The same goes the other way aroundd of course. A job offer now is worth a lot
more than one in 6 months. You could find a better job and not be available in
6 months. If they really need you, I'd expect them to hire you sooner. Maybe
in one or two months. Some companies operate slower than others, but 6 months?
That's a lot.

If I were you, I'd try to fill those 6 months with another job or with
freelance work. That gets you money and experience. If the other offer is
still there in 6 months, you can still quit the temporary job.

------
Warewolf-ESB
Open source! Find a project you are like and contribute.

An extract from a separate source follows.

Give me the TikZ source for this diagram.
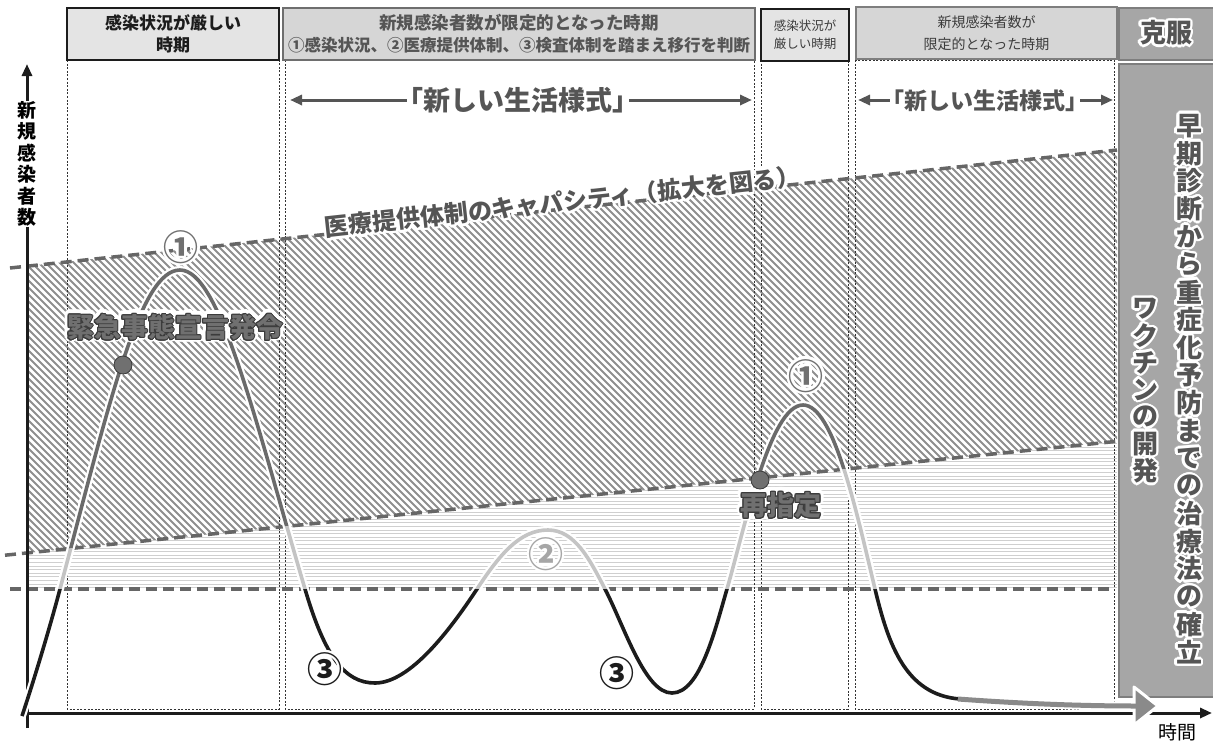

Your skills and
experience will increase, and it's great for your CV for future work. You
might even be able to get some freelancing work out of it via an Elance or
similar. Whatever you do, don't sit at home and get into a slump. Good luck

------
_RPM
Learn about a new concept that has always interested you. I just finished
finals and am now on winter break. I will be learning about compilers.

------
jessejhernandez
I have a pretty interesting project Im working on, if you interest in building
a super complex website, shoot me an email at owlvisuals@gmail.com

------
smileysteve
Start Contracting, launch a blog, release an ios app. Build that personal
brand.

------
panjaro
Enjoy life !!! You might not get a second chance !!